- _GIVEN EXERCISE_:
Locate the string "Output" in the listing below. Copy every line where it is found.

- _RECORDED DATA_:
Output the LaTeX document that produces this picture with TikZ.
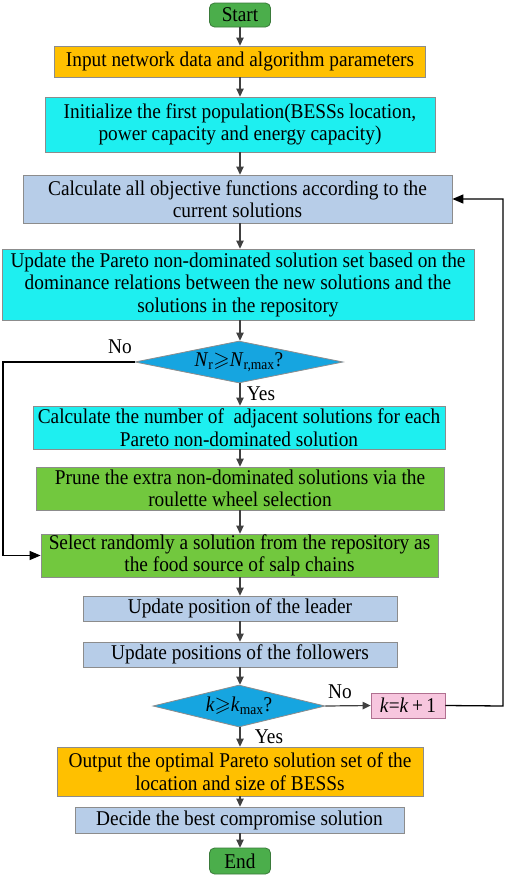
\documentclass[tikz,border=0pt]{standalone}
\usepackage{fontspec}
\setmainfont{Liberation Serif}[FakeStretch=0.92]
\usepackage{amssymb}
\usetikzlibrary{shapes.geometric,arrows.meta}
\definecolor{termgreen}{HTML}{4BAE4B}
\definecolor{termborder}{HTML}{3A7A3A}
\definecolor{orangebox}{HTML}{FFC000}
\definecolor{cyanbox}{HTML}{1EEFF0}
\definecolor{bluebox}{HTML}{B7CDE8}
\definecolor{greenbox}{HTML}{72C83E}
\definecolor{diamondblue}{HTML}{16A5E0}
\definecolor{pinkbox}{HTML}{F7C6DE}
\definecolor{pinkborder}{HTML}{B07090}
\definecolor{bordergray}{HTML}{8C8C8C}
\definecolor{arrowgray}{HTML}{404040}
\begin{document}
\begin{tikzpicture}[x=1pt,y=-1pt,
  txt/.style={font=\fontsize{21}{22.5}\selectfont},
  box/.style={txt,draw=bordergray,line width=0.8pt,inner sep=0pt,align=center},
  term/.style={box,draw=termborder,fill=termgreen,rounded corners=5pt,minimum width=61pt},
  decision/.style={txt,diamond,draw=bordergray,line width=0.8pt,fill=diamondblue,inner sep=0pt,aspect=4.5,minimum height=42pt},
  arr/.style={draw=arrowgray,line width=1.2pt,-{Triangle[length=8pt,width=7.5pt]}},
  loop/.style={draw=black,line width=1.3pt,-{Triangle[length=11pt,width=9pt]}},
  lab/.style={txt,inner sep=0pt}
]
\useasboundingbox (0,0) rectangle (505,876);

\node[term,minimum height=24pt] (start) at (240,15) {Start};
\node[box,fill=orangebox,minimum width=371pt,minimum height=31pt] (b1) at (240,61.5) {Input network data and algorithm parameters};
\node[box,fill=cyanbox,minimum width=390pt,minimum height=55pt] (b2) at (240,124.5) {Initialize the first population(BESSs location,\\power capacity and energy capacity)};
\node[box,fill=bluebox,minimum width=429pt,minimum height=48pt] (b3) at (237.5,199) {Calculate all objective functions according to the\\current solutions};
\node[box,fill=cyanbox,minimum width=472pt,minimum height=71pt] (b4) at (238,284.5) {Update the Pareto non-dominated solution set based on the\\dominance relations between the new solutions and the\\solutions in the repository};
\node[decision,minimum width=208pt] (d1) at (239,362) {\textit{N}\textsubscript{r}$\geqslant$\textit{N}\textsubscript{r,max}?};
\node[box,fill=cyanbox,minimum width=412pt,minimum height=43pt] (b5) at (239,427.5) {Calculate the number of \ adjacent solutions for each\\Pareto non-dominated solution};
\node[box,fill=greenbox,minimum width=408pt,minimum height=43pt] (b6) at (240,488.5) {Prune the extra non-dominated solutions via the\\roulette wheel selection};
\node[box,fill=greenbox,minimum width=397pt,minimum height=43pt] (b7) at (239.5,555.5) {Select randomly a solution from the repository as\\the food source of salp chains};
\node[box,fill=bluebox,minimum width=314pt,minimum height=25pt] (b8) at (240,608.5) {Update position of the leader};
\node[box,fill=bluebox,minimum width=314pt,minimum height=25pt] (b9) at (240,654.5) {Update positions of the followers};
\node[decision,minimum width=172pt,aspect=4] (d2) at (239,706) {\textit{k}$\geqslant$\textit{k}\textsubscript{max}?};
\node[box,draw=pinkborder,fill=pinkbox,minimum width=74pt,minimum height=25pt] (kb) at (408,705.5) {\textit{k}=\textit{k}\,+\,1};
\node[box,fill=orangebox,minimum width=366pt,minimum height=49pt] (b10) at (240,771.5) {Output the optimal Pareto solution set of the\\location and size of BESSs};
\node[box,fill=bluebox,minimum width=329pt,minimum height=26pt] (b11) at (239.5,820) {Decide the best compromise solution};
\node[term,minimum height=26pt] (end) at (240,861) {End};

\draw[arr] (start.south -| 240,0) -- (b1.north -| 240,0);
\draw[arr] (b1.south -| 240,0) -- (b2.north -| 240,0);
\draw[arr] (b2.south -| 240,0) -- (b3.north -| 240,0);
\draw[arr] (b3.south -| 240,0) -- (b4.north -| 240,0);
\draw[arr] (b4.south -| 240,0) -- (d1.north -| 240,0);
\draw[arr] (d1.south -| 240,0) -- (b5.north -| 240,0);
\draw[arr] (b5.south -| 240,0) -- (b6.north -| 240,0);
\draw[arr] (b6.south -| 240,0) -- (b7.north -| 240,0);
\draw[arr] (b7.south -| 240,0) -- (b8.north -| 240,0);
\draw[arr] (b8.south -| 240,0) -- (b9.north -| 240,0);
\draw[arr] (b9.south -| 240,0) -- (d2.north -| 240,0);
\draw[arr] (d2.south -| 240,0) -- (b10.north -| 240,0);
\draw[arr] (b10.south -| 240,0) -- (b11.north -| 240,0);
\draw[arr] (b11.south -| 240,0) -- (end.north -| 240,0);
\draw[arr] (d2.east) -- (kb.west);

\coordinate (lc) at (3,362);
\coordinate (rc) at (503,706);
\draw[loop] (d1.west) -- (lc) |- (b7.west);
\draw[loop] (kb.east) -- (rc) |- (b3.east);

\node[lab] (no1) at (120,347) {No};
\node[lab] (yes1) at (261,394) {Yes};
\node[lab] (no2) at (340,692) {No};
\node[lab] (yes2) at (269,737) {Yes};
\end{tikzpicture}
\end{document}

- _RESPONSE TO THIS EXERCISE_:
Output the LaTeX document that produces this picture with TikZ.
\node[box,fill=orangebox,minimum width=366pt,minimum height=49pt] (b10) at (240,771.5) {Output the optimal Pareto solution set of the\\location and size of BESSs};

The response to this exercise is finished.